A study was performed recently to find out how consumers adopt new technology. It revealed that most consumers don't like technology, but they like its benefits. So if consumers don't like technology itself, what are the benefits of technology that compel them to adopt new products?

We know people will readily adopt new ways of doing familiar things if it is made easy to do so. Consumers more readily accept new products and services that fit easily within their existing routines, requiring minimal or no change in behavior. The "Swiss Army Knife" approach won't work for connected home appliances that consumers touch.

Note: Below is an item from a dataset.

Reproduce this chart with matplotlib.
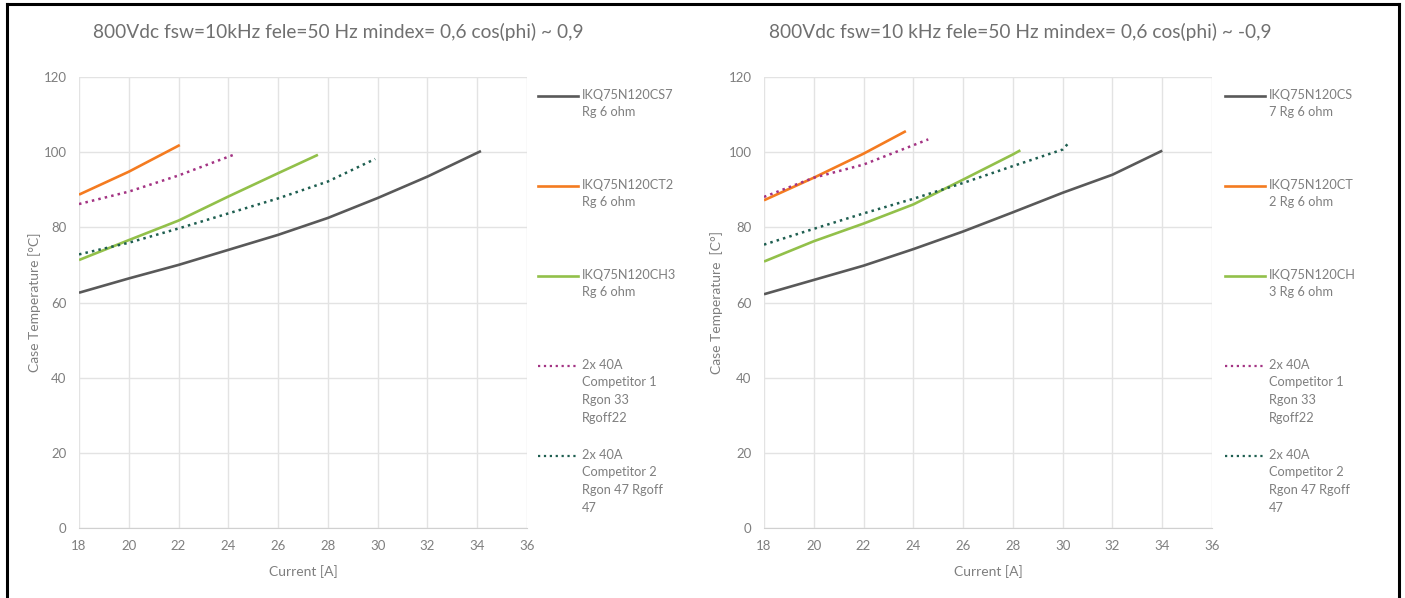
import matplotlib
matplotlib.use("Agg")
import matplotlib.pyplot as plt
from matplotlib.lines import Line2D

plt.rcParams['font.family'] = ['Lato', 'DejaVu Sans']

# ---- data ----
titles = ["800Vdc fsw=10kHz fele=50 Hz mindex= 0,6 cos(phi) ~ 0,9",
          "800Vdc fsw=10 kHz fele=50 Hz mindex= 0,6 cos(phi) ~ -0,9"]
ylabels = ["Case Temperature [°C]", "Case Temperature  [C°]"]

# left chart (cos(phi) ~ 0,9)
cs7_x_l = [18, 20, 22, 24, 26, 28, 30, 32, 34.15]
cs7_y_l = [62.6, 66.4, 70.0, 74.0, 78.0, 82.5, 87.8, 93.5, 100.3]
ct2_x_l = [18, 20, 22.05]
ct2_y_l = [88.7, 94.8, 101.9]
ch3_x_l = [18, 20, 22, 24, 26, 27.6]
ch3_y_l = [71.3, 76.6, 81.8, 88.2, 94.4, 99.3]
comp1_x_l = [18, 20, 22, 24.25]
comp1_y_l = [86.2, 89.5, 93.8, 99.4]
comp2_x_l = [18, 20, 22, 24, 26, 28, 29.9]
comp2_y_l = [72.8, 75.9, 79.7, 83.7, 87.7, 92.2, 98.2]

# right chart (cos(phi) ~ -0,9)
cs7_x_r = [18, 20, 22, 24, 26, 28, 30, 32, 34]
cs7_y_r = [62.2, 66.0, 69.8, 74.2, 78.9, 84.0, 89.2, 94.0, 100.4]
ct2_x_r = [18, 20, 22, 23.7]
ct2_y_r = [87.2, 93.2, 99.6, 105.6]
ch3_x_r = [18, 20, 22, 24, 26, 28, 28.3]
ch3_y_r = [70.9, 76.3, 81.0, 86.1, 92.7, 99.4, 100.5]
comp1_x_r = [18, 20, 22, 24.6]
comp1_y_r = [88.1, 93.2, 96.7, 103.4]
comp2_x_r = [18, 20, 22, 24, 26, 28, 30, 30.3]
comp2_y_r = [75.4, 79.6, 83.7, 87.6, 91.8, 96.3, 100.7, 102.9]

labels_l = ["IKQ75N120CS7\nRg 6 ohm", "IKQ75N120CT2\nRg 6 ohm", "IKQ75N120CH3\nRg 6 ohm",
            "2x 40A\nCompetitor 1\nRgon 33\nRgoff22", "2x 40A\nCompetitor 2\nRgon 47 Rgoff\n47"]
labels_r = ["IKQ75N120CS\n7 Rg 6 ohm", "IKQ75N120CT\n2 Rg 6 ohm", "IKQ75N120CH\n3 Rg 6 ohm",
            "2x 40A\nCompetitor 1\nRgon 33\nRgoff22", "2x 40A\nCompetitor 2\nRgon 47 Rgoff\n47"]

colors = ["#595959", "#F47B20", "#92C04A", "#A33383", "#1E5E50"]
styles = ["-", "-", "-", ":", ":"]

xticks = list(range(18, 37, 2))
yticks = list(range(0, 121, 20))

txt = "#7F7F7F"
grid = "#E3E3E3"

fig = plt.figure(figsize=(14.05, 5.98), dpi=100)

series_l = [(cs7_x_l, cs7_y_l), (ct2_x_l, ct2_y_l), (ch3_x_l, ch3_y_l),
            (comp1_x_l, comp1_y_l), (comp2_x_l, comp2_y_l)]
series_r = [(cs7_x_r, cs7_y_r), (ct2_x_r, ct2_y_r), (ch3_x_r, ch3_y_r),
            (comp1_x_r, comp1_y_r), (comp2_x_r, comp2_y_r)]

W, H = 1405, 598
panels = [(79, series_l, labels_l, 93, 35, 538), (764, series_r, labels_r, 769, 717, 1225)]

for i, (x0, series, labels, tx, ylx, legx) in enumerate(panels):
    ax = fig.add_axes([x0 / W, 70 / H, 448 / W, 451 / H])
    for (xs, ys), c, ls in zip(series, colors, styles):
        ax.plot(xs, ys, color=c, linestyle=ls, lw=1.9 if ls == "-" else 1.8,
                solid_capstyle='butt', solid_joinstyle='round')
    ax.set_xlim(18, 36)
    ax.set_ylim(0, 120)
    ax.set_xticks(xticks)
    ax.set_yticks(yticks)
    ax.grid(True, color=grid, lw=1)
    ax.set_axisbelow(True)
    for s in ["top", "right", "left"]:
        ax.spines[s].set_visible(False)
    ax.spines["bottom"].set_color("#D0D0D0")
    ax.tick_params(length=0, colors=txt, labelsize=9.5, pad=9)
    ax.set_xlabel("Current [A]", color=txt, fontsize=10, labelpad=9)
    fig.text(ylx / W, 1 - 302 / H, ylabels[i], rotation=90, color=txt,
             fontsize=10, ha='center', va='center')
    fig.text(tx / W, 1 - 32 / H, titles[i], color="#707070", fontsize=13.8,
             ha='left', va='center')
    # legend drawn by hand to follow the reference layout
    for k, (lab, c, ls) in enumerate(zip(labels, colors, styles)):
        yy = 1 - [96, 186, 276, 366, 456][k] / H
        fig.add_artist(Line2D([legx / W, (legx + 40) / W], [yy, yy], color=c,
                              linestyle=ls, lw=1.9 if ls == "-" else 1.6))
        fig.text((legx + 44) / W, yy + 7 / H, lab, color=txt, fontsize=9.2,
                 ha='left', va='top', linespacing=1.55)

# outer frame
fig.add_artist(Line2D([7 / W, 7 / W], [0, 1 - 4 / H], color="black", lw=2.2))
fig.add_artist(Line2D([7 / W, 1399 / W], [1 - 4 / H, 1 - 4 / H], color="black", lw=2.2))
fig.add_artist(Line2D([1399 / W, 1399 / W], [0, 1 - 4 / H], color="black", lw=2.2))

fig.savefig("out.png", dpi=100)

Devices such as mobile phones, DVD players, and digital cameras were adopted rapidly. These products offered consumers a more convenient way to do something familiar—make phone calls, watch movies, and take photos.

Furthermore, the home network (with the help of broadband access and other wireless and wireline connections) will connect computers, consumer entertainment products, appliances, and home environmental features (like heating, cooling, lawn sprinklers, and curtains) into a nexus. That nexus will allow the collection and sharing of data and the sharing of content from the Internet. It will also make resources available to anyone, anywhere in the house, or even to the family car.

New types of devices will begin to appear that are better at running specialized functions. Next, enabling technology will begin to disappear into more familiar objects as they become part of the décor. The connected-home vision goes the next step and sees all of this content being controlled, directed, stored, and distributed by a mix of centralized resources and distributed control, creating what is often referred to as "ambient" intelligence.

So, the challenge before us isn't just communicating the benefits of technology. It's really building products with clear benefit to the consumer. When technology becomes more integrated into the everyday things we use and what we do, products will take less of our time and energy, require less space in our homes, and make it easy to experience and value the benefits.